Çocuğa empati kurmayı, insanlara yardım etmenin güzel bir şey olduğunu ve merhametli olmayı, diğer insanlara ve canlılara karşı nazik ve merhamet sahibi olması gerektiğini öğretmeliyiz. Bu görev ilk olarak çocuğun en çok vakit geçirdiği ilk öğretmenleri olan anne ve babaya düşüyor. Her şey sevgi ile olur. Ebeveynlerin çocuklarına gösterdikleri koşulsuz şartsız sevgi en önemlisidir. Çocuklarla vakit geçirmeli, birlikte etkinlikler yapmalı, bir kuşa yem verip, bir kediyi besleyip başını okşamalı veya bir çiçeği sulayarak çocuğun kendi dışındaki canlılara da değer vermesi gerektiğini öğretmeliyiz. Aynı zamanda merhamet duygularını da geliştirmiş oluruz.
Sevgi, insanı besleyen yegâne duygudur. İnsanlar ilk olarak sevilmeyi öğrenir ilk sevilme duygusu ise anne ve bebeğin arasında gerçekleşir. Çocuğun güzel ahlak ile ilgili bir hareketi görüldüğünde takdir ve taltif edilmeli ve çocuk mükafatlandırılmalıdır. Bu durum çocuğu iyiye teşvik eder. Bazen kusurlarını görmezden gelip yaptığı kusuru gizlice araştırıp çocuğa zarar verecek bir davranış görüldüğünde çocuğa bunun zararları anlatılmalıdır.
Ahlaki gelişimde öğretmenin rolü de önemlidir. Öğretmenin çocuğa rol model olması çocukta iyi veya kötü bir iz bırakır. Aile ve öğretmen iş birliği de önemli bir etkendir. Bu durumda öğretmenin kişilik özellikleri, sahip olduğu değerler, çocuğun davranışlarına da yansır. Çocuklar bu durumdan olumlu ve ya olumsuz etkileneceklerdir. Öğretmenin bu durumda sabrı, azmi, ilgisi ve mesleki değerleri, bilgi ve becerileri, sorumluluk sahibi olması, çocuklar ile iletişiminde eksiklik gösteriyorsa istenilen eğitim sürecine ulaşmak zor olacaktır.
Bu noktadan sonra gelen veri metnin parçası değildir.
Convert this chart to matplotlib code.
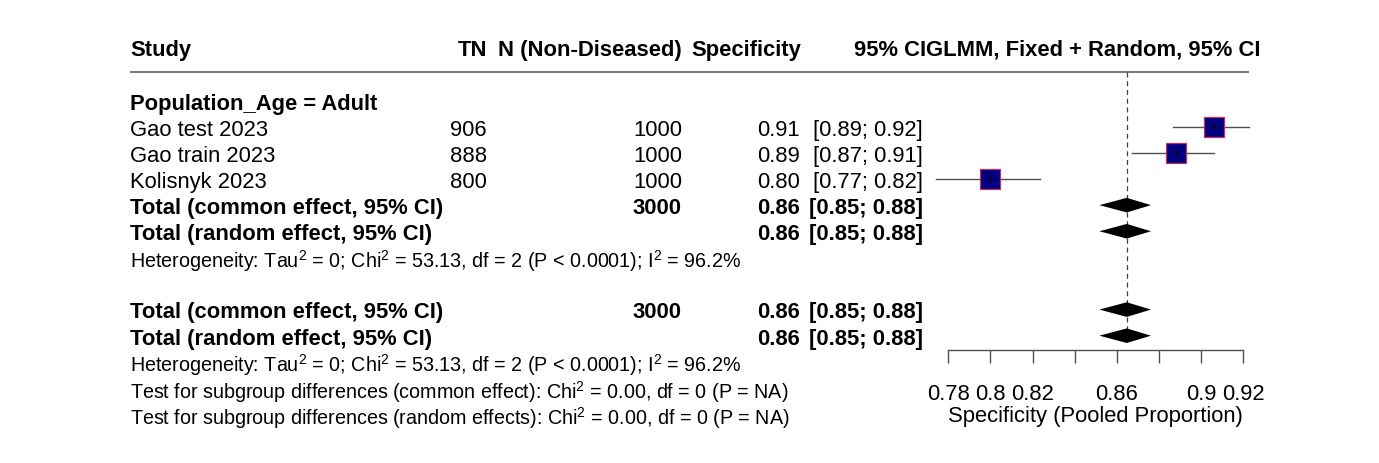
import matplotlib
matplotlib.use("Agg")
import matplotlib.pyplot as plt

plt.rcParams['font.family'] = ['Liberation Sans', 'DejaVu Sans']
plt.rcParams['mathtext.fontset'] = 'custom'
plt.rcParams['mathtext.rm'] = 'Liberation Sans'
plt.rcParams['mathtext.it'] = 'Liberation Sans:italic'
plt.rcParams['mathtext.bf'] = 'Liberation Sans:bold'
plt.rcParams['mathtext.default'] = 'regular'

# ---------------- data ----------------
subgroup_label = "Population_Age = Adult"
studies = ["Gao test 2023", "Gao train 2023", "Kolisnyk 2023"]
tn = [906, 888, 800]
n_nondiseased = [1000, 1000, 1000]
spec = [0.906, 0.888, 0.800]
ci_lo = [0.8868, 0.8673, 0.7741]
ci_hi = [0.9226, 0.9062, 0.8235]

pooled_total_n = 3000
common_est, common_lo, common_hi = 0.8647, 0.8517, 0.8762
random_est, random_lo, random_hi = 0.8647, 0.8517, 0.8762

het_tau2 = "0"
het_chi2 = "53.13"
het_df = "2"
het_p = "< 0.0001"
het_i2 = "96.2%"
sub_chi2 = "0.00"
sub_df = "0"
sub_p = "NA"

xticks = [0.78, 0.80, 0.82, 0.84, 0.86, 0.88, 0.90, 0.92]
xticklabels = ["0.78", "0.8", "0.82", "", "0.86", "", "0.9", "0.92"]
xlabel = "Specificity (Pooled Proportion)"

# ---------------- layout ----------------
W, H, DPI = 1379, 464, 100
ROW0, ROWH = 101.7, 26.11
ytop = (0 - ROW0) / ROWH
ybot = (H - ROW0) / ROWH
FS = 15.8
FS_SMALL = FS * 0.9
BASE = 0.30        # baseline offset (rows) for main text
BASE_SMALL = 0.38  # baseline offset (rows) for heterogeneity / test lines

fig = plt.figure(figsize=(W / DPI, H / DPI), dpi=DPI)
ax0 = fig.add_axes([0, 0, 1, 1])
ax0.set_xlim(0, W)
ax0.set_ylim(ybot, ytop)
ax0.axis('off')

def txt(x, row, s, ha='left', bold=False, small=False):
    ax0.text(x, row + (BASE_SMALL if small else BASE), s, ha=ha, va='baseline',
             fontsize=FS_SMALL if small else FS,
             fontweight='bold' if bold else 'normal', color='black')

X_STUDY, X_TN, X_N, X_EST, X_CI = 130, 487, 682, 800, 923

# headers
hr = -2.06
txt(X_STUDY, hr, "Study", bold=True)
txt(X_TN, hr, "TN", ha='right', bold=True)
txt(X_N, hr, "N (Non-Diseased)", ha='right', bold=True)
txt(801, hr, "Specificity", ha='right', bold=True)
txt(926, hr, "95% CI", ha='right', bold=True)
txt(926, hr, "GLMM, Fixed + Random, 95% CI", ha='left', bold=True)
ax0.plot([130, 1249], [-1.11, -1.11], color='#606060', lw=1.2, solid_capstyle='butt')

# subgroup
txt(X_STUDY, 0, subgroup_label, bold=True)
for i, s in enumerate(studies):
    r = i + 1
    txt(X_STUDY, r, s)
    txt(X_TN, r, str(tn[i]), ha='right')
    txt(X_N, r, str(n_nondiseased[i]), ha='right')
    txt(X_EST, r, f"{spec[i]:.2f}", ha='right')
    txt(X_CI, r, f"[{ci_lo[i]:.2f}; {ci_hi[i]:.2f}]", ha='right')

def pooled_rows(r_common, r_random):
    txt(X_STUDY, r_common, "Total (common effect, 95% CI)", bold=True)
    txt(X_N, r_common, str(pooled_total_n), ha='right', bold=True)
    txt(X_EST, r_common, f"{common_est:.2f}", ha='right', bold=True)
    txt(X_CI, r_common, f"[{common_lo:.2f}; {common_hi:.2f}]", ha='right', bold=True)
    txt(X_STUDY, r_random, "Total (random effect, 95% CI)", bold=True)
    txt(X_EST, r_random, f"{random_est:.2f}", ha='right', bold=True)
    txt(X_CI, r_random, f"[{random_lo:.2f}; {random_hi:.2f}]", ha='right', bold=True)

het_text = (f"Heterogeneity: Tau$^{{2}}$ = {het_tau2}; Chi$^{{2}}$ = {het_chi2}, "
            f"df = {het_df} (P {het_p}); I$^{{2}}$ = {het_i2}")

pooled_rows(4, 5)
txt(X_STUDY, 6, het_text, small=True)
pooled_rows(8, 9)
txt(X_STUDY, 9.96, het_text, small=True)
txt(X_STUDY, 11.0, f"Test for subgroup differences (common effect): Chi$^{{2}}$ = {sub_chi2}, df = {sub_df} (P = {sub_p})", small=True)
txt(X_STUDY, 12.0, f"Test for subgroup differences (random effects): Chi$^{{2}}$ = {sub_chi2}, df = {sub_df} (P = {sub_p})", small=True)

# ---------------- forest panel ----------------
x0px, x1px = 948.3, 1243.3
ax = fig.add_axes([x0px / W, 0, (x1px - x0px) / W, 1])
ax.set_xlim(xticks[0], xticks[-1])
ax.set_ylim(ybot, ytop)
ax.patch.set_alpha(0)
for sp in ['top', 'left', 'right']:
    ax.spines[sp].set_visible(False)
ax.spines['bottom'].set_position(('data', 9.55))
ax.spines['bottom'].set_color('#505050')
ax.spines['bottom'].set_linewidth(1.0)
ax.set_yticks([])
ax.set_xticks(xticks)
ax.set_xticklabels(xticklabels, fontsize=FS)
ax.tick_params(axis='x', direction='out', length=9.4, width=1.0, color='#505050', pad=14)
ax.set_xlabel(xlabel, fontsize=FS, labelpad=1)

# reference line at pooled estimate
ax.plot([common_est, common_est], [-1.11, 9.27], color='#404040', lw=0.9,
        linestyle=(0, (4, 3)), zorder=1)

rows = [1, 2, 3]
for i, r in enumerate(rows):
    ax.plot([ci_lo[i], ci_hi[i]], [r, r], color='#505050', lw=1.0, zorder=2, clip_on=False)
ax.plot(spec, rows, linestyle='none', marker='s', markersize=14.2,
        markerfacecolor='#000080', markeredgecolor='#c0305a', markeredgewidth=0.9,
        zorder=3, clip_on=False)
ax.plot(spec, rows, linestyle='none', marker='+', markersize=5, color='black',
        markeredgewidth=0.7, zorder=4, clip_on=False)

def diamond(est, lo, hi, r, h=0.28):
    ax.fill([lo, est, hi, est], [r, r - h, r, r + h], color='black', zorder=3, lw=0)

diamond(common_est, common_lo, common_hi, 4)
diamond(random_est, random_lo, random_hi, 5)
diamond(common_est, common_lo, common_hi, 8)
diamond(random_est, random_lo, random_hi, 9)

fig.savefig("out.png", dpi=DPI)
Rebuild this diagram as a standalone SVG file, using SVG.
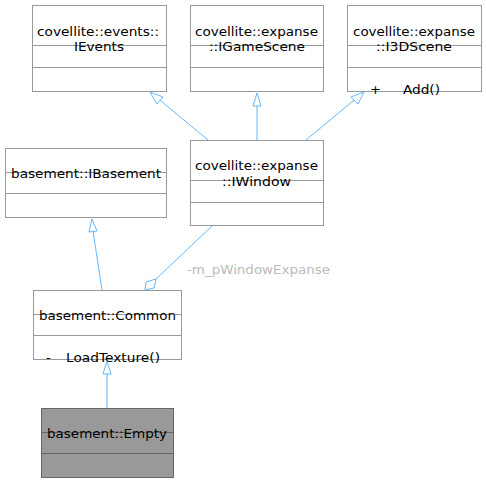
<svg xmlns="http://www.w3.org/2000/svg" width="486" height="483" viewBox="0 0 486 483">
<style>
.box{fill:#fff;stroke:#999;stroke-width:1}
.sep{stroke:#999;stroke-width:1}
.t{font-family:"DejaVu Sans",sans-serif;font-size:13px;fill:#000}
.c{fill:none;stroke:#63b8ff;stroke-width:1}
.h{fill:#fff;stroke:#63b8ff;stroke-width:1}
.lbl{font-family:"DejaVu Sans",sans-serif;font-size:13px;fill:#bbb}
</style>
<rect width="486" height="483" fill="#fff"/>
<g id="connectors">
<line class="c" x1="208" y1="140" x2="155" y2="96"/>
<polygon class="h" points="150,92 163,97 157,104"/>
<line class="c" x1="257" y1="140" x2="257" y2="105"/>
<polygon class="h" points="257,93 261,106 253,106"/>
<line class="c" x1="306" y1="140" x2="359" y2="96"/>
<polygon class="h" points="364,92 358,104 351,97"/>
<line class="c" x1="102" y1="290" x2="93" y2="231"/>
<polygon class="h" points="92,219 97,231 89,232"/>
<line class="c" x1="212" y1="226" x2="156" y2="279"/>
<polygon class="h" points="145,290 146,282 156,279 154,288"/>
<text class="lbl" x="187" y="274" textLength="143" lengthAdjust="spacingAndGlyphs">-m_pWindowExpanse</text>
<line class="c" x1="107" y1="408" x2="107" y2="374"/>
<polygon class="h" points="107,361 111,374 103,374"/>
</g>
<g id="IEvents">
<rect class="box" x="32.5" y="5.5" width="134" height="86"/>
<line class="sep" x1="32.5" y1="45.5" x2="166.5" y2="45.5"/>
<line class="sep" x1="32.5" y1="67.5" x2="166.5" y2="67.5"/>
<text class="t" x="37" y="36" textLength="122" lengthAdjust="spacingAndGlyphs">covellite::events::</text>
<text class="t" x="74" y="51" textLength="50" lengthAdjust="spacingAndGlyphs">IEvents</text>
</g>
<g id="IGameScene">
<rect class="box" x="190.5" y="5.5" width="133" height="86"/>
<line class="sep" x1="190.5" y1="45.5" x2="323.5" y2="45.5"/>
<line class="sep" x1="190.5" y1="67.5" x2="323.5" y2="67.5"/>
<text class="t" x="195" y="36" textLength="123" lengthAdjust="spacingAndGlyphs">covellite::expanse</text>
<text class="t" x="209" y="51" textLength="96" lengthAdjust="spacingAndGlyphs">::IGameScene</text>
</g>
<g id="I3DScene">
<rect class="box" x="347.5" y="5.5" width="134" height="86"/>
<line class="sep" x1="347.5" y1="45.5" x2="481.5" y2="45.5"/>
<line class="sep" x1="347.5" y1="67.5" x2="481.5" y2="67.5"/>
<text class="t" x="353" y="36" textLength="122" lengthAdjust="spacingAndGlyphs">covellite::expanse</text>
<text class="t" x="376" y="51" textLength="76" lengthAdjust="spacingAndGlyphs">::I3DScene</text>
<text class="t" x="370" y="94">+</text>
<text class="t" x="403" y="94" textLength="37" lengthAdjust="spacingAndGlyphs">Add()</text>
</g>
<g id="IBasement">
<rect class="box" x="5.5" y="148.5" width="161" height="69"/>
<line class="sep" x1="5.5" y1="172.5" x2="166.5" y2="172.5"/>
<line class="sep" x1="5.5" y1="193.5" x2="166.5" y2="193.5"/>
<text class="t" x="11" y="178" textLength="150" lengthAdjust="spacingAndGlyphs">basement::IBasement</text>
</g>
<g id="IWindow">
<rect class="box" x="190.5" y="140.5" width="133" height="85"/>
<line class="sep" x1="190.5" y1="180.5" x2="323.5" y2="180.5"/>
<line class="sep" x1="190.5" y1="202.5" x2="323.5" y2="202.5"/>
<text class="t" x="195" y="170" textLength="123" lengthAdjust="spacingAndGlyphs">covellite::expanse</text>
<text class="t" x="222" y="186" textLength="69" lengthAdjust="spacingAndGlyphs">::IWindow</text>
</g>
<g id="Common">
<rect class="box" x="33.5" y="290.5" width="148" height="69"/>
<line class="sep" x1="33.5" y1="314.5" x2="181.5" y2="314.5"/>
<line class="sep" x1="33.5" y1="335.5" x2="181.5" y2="335.5"/>
<text class="t" x="39" y="320" textLength="137" lengthAdjust="spacingAndGlyphs">basement::Common</text>
<text class="t" x="46" y="362">-</text>
<text class="t" x="66" y="362" textLength="94" lengthAdjust="spacingAndGlyphs">LoadTexture()</text>
</g>
<g id="Empty">
<rect x="41.5" y="408.5" width="132" height="69" fill="#999" stroke="#666"/>
<line x1="41.5" y1="432.5" x2="173.5" y2="432.5" stroke="#666"/>
<line x1="41.5" y1="453.5" x2="173.5" y2="453.5" stroke="#666"/>
<text class="t" x="47" y="438" textLength="120" lengthAdjust="spacingAndGlyphs">basement::Empty</text>
</g>
</svg>
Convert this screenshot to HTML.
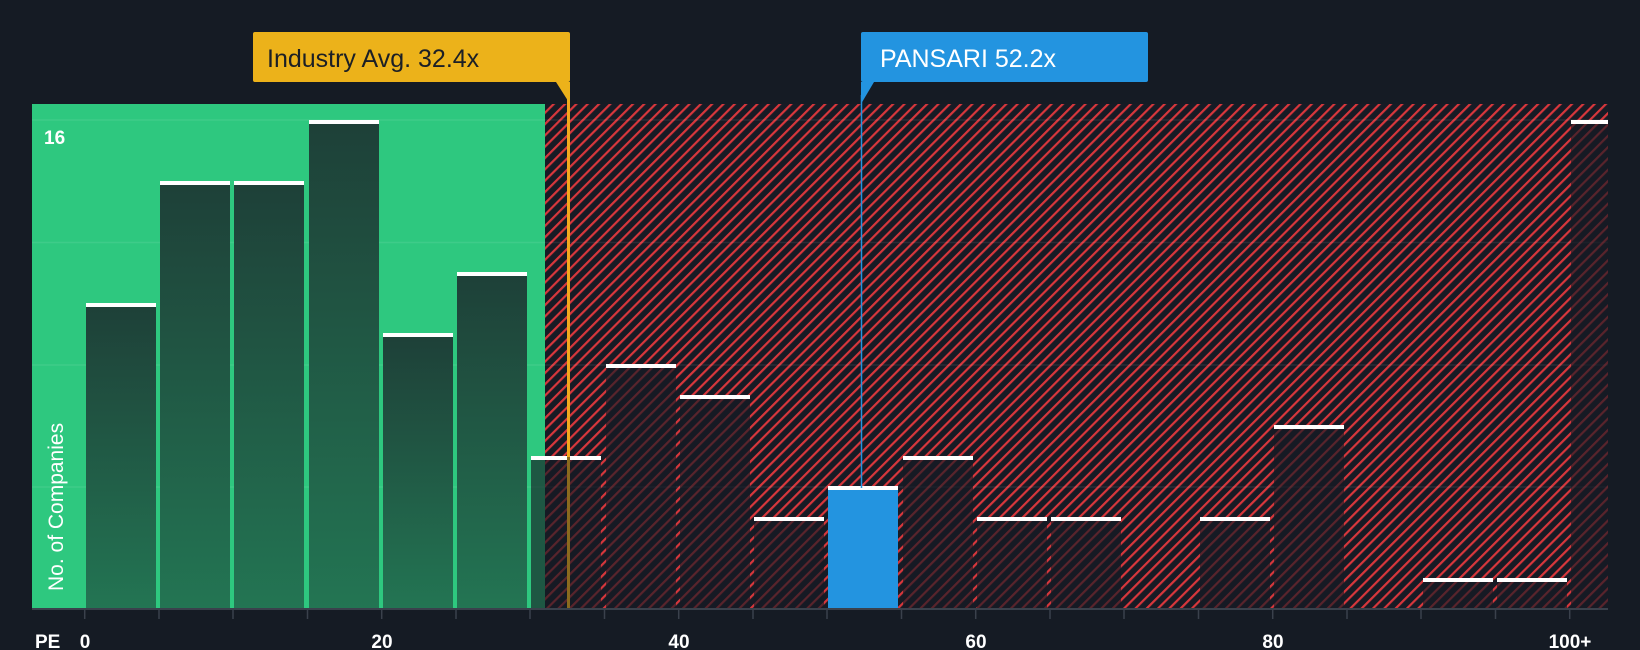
<!DOCTYPE html>
<html><head><meta charset="utf-8"><style>
html,body{margin:0;padding:0;background:#151b24;}
svg{display:block;font-family:"Liberation Sans",sans-serif;}
</style></head><body>
<svg width="1640" height="650" viewBox="0 0 1640 650" xmlns="http://www.w3.org/2000/svg">
<defs>
<pattern id="hatch" patternUnits="userSpaceOnUse" width="8" height="8" patternTransform="rotate(45)">
<rect width="8" height="8" fill="#171b25"/>
<rect x="0" y="0" width="2.2" height="8" fill="#d8373c"/>
</pattern>
<linearGradient id="gbar" x1="0" y1="0" x2="0" y2="1">
<stop offset="0" stop-color="#1e4038"/>
<stop offset="1" stop-color="#237553"/>
</linearGradient>
</defs>
<rect width="1640" height="650" fill="#151b24"/>
<rect x="32" y="104" width="513" height="505" fill="#2ec87f"/>
<rect x="545" y="104" width="1063" height="505" fill="url(#hatch)"/>
<g stroke="#ffffff" stroke-opacity="0.08" stroke-width="1.5">
<line x1="32" y1="120" x2="1608" y2="120"/>
<line x1="32" y1="242.5" x2="1608" y2="242.5"/>
<line x1="32" y1="365" x2="1608" y2="365"/>
<line x1="32" y1="487" x2="1608" y2="487"/>
</g>
<g fill="url(#gbar)">
<rect x="86" y="305" width="70" height="304"/>
<rect x="160" y="182" width="70" height="427"/>
<rect x="234" y="182" width="70" height="427"/>
<rect x="309" y="121" width="70" height="488"/>
<rect x="383" y="335" width="70" height="274"/>
<rect x="457" y="274" width="70" height="335"/>
</g>
<g fill="#151a23" fill-opacity="0.65">
<rect x="531" y="457" width="70" height="152"/>
<rect x="606" y="366" width="70" height="243"/>
<rect x="680" y="396" width="70" height="213"/>
<rect x="754" y="518" width="70" height="91"/>
<rect x="903" y="457" width="70" height="152"/>
<rect x="977" y="518" width="70" height="91"/>
<rect x="1051" y="518" width="70" height="91"/>
<rect x="1200" y="518" width="70" height="91"/>
<rect x="1274" y="427" width="70" height="182"/>
<rect x="1423" y="579" width="70" height="30"/>
<rect x="1497" y="579" width="70" height="30"/>
<rect x="1571" y="121" width="37" height="488"/>
</g>
<rect x="828" y="488" width="70" height="121" fill="#2394e0"/>
<g fill="#ffffff">
<rect x="86" y="303" width="70" height="4"/>
<rect x="160" y="181" width="70" height="4"/>
<rect x="234" y="181" width="70" height="4"/>
<rect x="309" y="120" width="70" height="4"/>
<rect x="383" y="333" width="70" height="4"/>
<rect x="457" y="272" width="70" height="4"/>
<rect x="531" y="456" width="70" height="4"/>
<rect x="606" y="364" width="70" height="4"/>
<rect x="680" y="395" width="70" height="4"/>
<rect x="754" y="517" width="70" height="4"/>
<rect x="828" y="486" width="70" height="4"/>
<rect x="903" y="456" width="70" height="4"/>
<rect x="977" y="517" width="70" height="4"/>
<rect x="1051" y="517" width="70" height="4"/>
<rect x="1200" y="517" width="70" height="4"/>
<rect x="1274" y="425" width="70" height="4"/>
<rect x="1423" y="578" width="70" height="4"/>
<rect x="1497" y="578" width="70" height="4"/>
<rect x="1571" y="120" width="37" height="4"/>
</g>
<line x1="568.5" y1="95" x2="568.5" y2="457" stroke="#f2a81d" stroke-width="3"/>
<line x1="568.5" y1="457" x2="568.5" y2="609" stroke="#8a6a1e" stroke-width="3"/>
<line x1="861.5" y1="95" x2="861.5" y2="488" stroke="#2394e0" stroke-width="1.5"/>
<line x1="32" y1="609" x2="1608" y2="609" stroke="#3a414c" stroke-width="2"/>
<g stroke="#3a414c" stroke-width="1.5">
<line x1="84.7" y1="609" x2="84.7" y2="619"/><line x1="159" y1="609" x2="159" y2="619"/><line x1="233" y1="609" x2="233" y2="619"/><line x1="307.5" y1="609" x2="307.5" y2="619"/><line x1="381.7" y1="609" x2="381.7" y2="619"/><line x1="456" y1="609" x2="456" y2="619"/><line x1="530" y1="609" x2="530" y2="619"/><line x1="604.5" y1="609" x2="604.5" y2="619"/><line x1="678.7" y1="609" x2="678.7" y2="619"/><line x1="753" y1="609" x2="753" y2="619"/><line x1="827" y1="609" x2="827" y2="619"/><line x1="901.5" y1="609" x2="901.5" y2="619"/><line x1="975.7" y1="609" x2="975.7" y2="619"/><line x1="1050" y1="609" x2="1050" y2="619"/><line x1="1124" y1="609" x2="1124" y2="619"/><line x1="1198.5" y1="609" x2="1198.5" y2="619"/><line x1="1272.7" y1="609" x2="1272.7" y2="619"/><line x1="1347" y1="609" x2="1347" y2="619"/><line x1="1421" y1="609" x2="1421" y2="619"/><line x1="1495.5" y1="609" x2="1495.5" y2="619"/><line x1="1569.7" y1="609" x2="1569.7" y2="619"/>
</g>
<g fill="#ffffff" font-size="19" font-weight="bold">
<text x="35" y="648">PE</text>
<text x="85" y="648" text-anchor="middle">0</text>
<text x="382" y="648" text-anchor="middle">20</text>
<text x="679" y="648" text-anchor="middle">40</text>
<text x="976" y="648" text-anchor="middle">60</text>
<text x="1273" y="648" text-anchor="middle">80</text>
<text x="1570" y="648" text-anchor="middle">100+</text>
<text x="44" y="144">16</text>
</g>
<text transform="translate(63,591) rotate(-90)" fill="#ffffff" font-size="21">No. of Companies</text>
<rect x="253" y="32" width="317" height="50" rx="2" fill="#ecb21a"/>
<polygon points="556,82 570,82 570,104" fill="#ecb21a"/>
<text x="267" y="67" font-size="25" fill="#1b1f26">Industry Avg. 32.4x</text>
<rect x="861" y="32" width="287" height="50" rx="2" fill="#2394e0"/>
<polygon points="861,82 874,82 861,104" fill="#2394e0"/>
<text x="880" y="67" font-size="25" fill="#ffffff">PANSARI 52.2x</text>
</svg>
</body></html>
Osmanlı zamanında çocuğun bütün hakları İslami hukuk çerçevesinde korumaya alınırdı. Çocuklar ciddi bir disiplin içerisinde yetiştiriliyorlardı. Doğum öncesinden itibaren bir hazırlık başlar ve Osmanlı kültürü ile yetişmesi için maddi manevi gereken her türlü kaynak sağlanırdı. Kız çocuklarına “Sultan”, erkek çocuklarına ise “Şehzade” diye hitap edilirdi. Eğitim zamanları geldiğinde hocalar atanır, dersleri törenle başlardı. Sanat derslerine ve müzik derslerine önem verilirdi. Özellikle kız çocukları piyano dersleri alırdı. Erkek çocuklarının ise boş zamanlarında yaptıkları etkinlikler spor yapmak, at binmek ve ok atmaktı.
Çocuklar ilk eğitimini ailede aldıktan sonra 4-5 yaşlarına geldiklerinde mahallelerinde bulunan sübyan mektebine başlarlardı. Sübyan mektebinde dini bilgilerini öğrenirlerdi ve ilk aşama besmeleyi öğrenmekti. Mektebe ilk başladıkları zaman düzenlenen törene “bed-i besmele” denirdi. Bu tören çocukların okula gitme korkusunu azaltmayı ve çocuklara okuma isteğini aşılamayı amaçlardı.
Anne terbiyesi Osmanlı’da büyük önem taşıyordu. Annenin süt veremediği durumda süt anne bulunuyordu. Süt annenin iyi ahlaklı, iyi huylu, temiz ve iyi soydan gelmesine önem verilirdi. Çocuklar bed-i besmele ile başladıkları mektepte seviyelerine uygun olarak Kur-an, ilmihal eğitimi ve matematik dersleri alırlardı.
Osmanlı zamanında terbiye ve ahlaka çok fazla önem verilirdi.
Kısacası ahlak; hoşgörü, nezaket, saygı, sevgi, adalet gibi insancıl değerlerdir. Ahlaki yönü eksik bir toplumda yetiştirilen çocuklar gerçek ahlak sahibi olamazlar. Çocuğun içinde bulunduğu toplum ahlaki yönden bir eksiklik göstermiyorsa gerçek ahlak sahibi ve erdemli çocuklar yetiştirilebilir.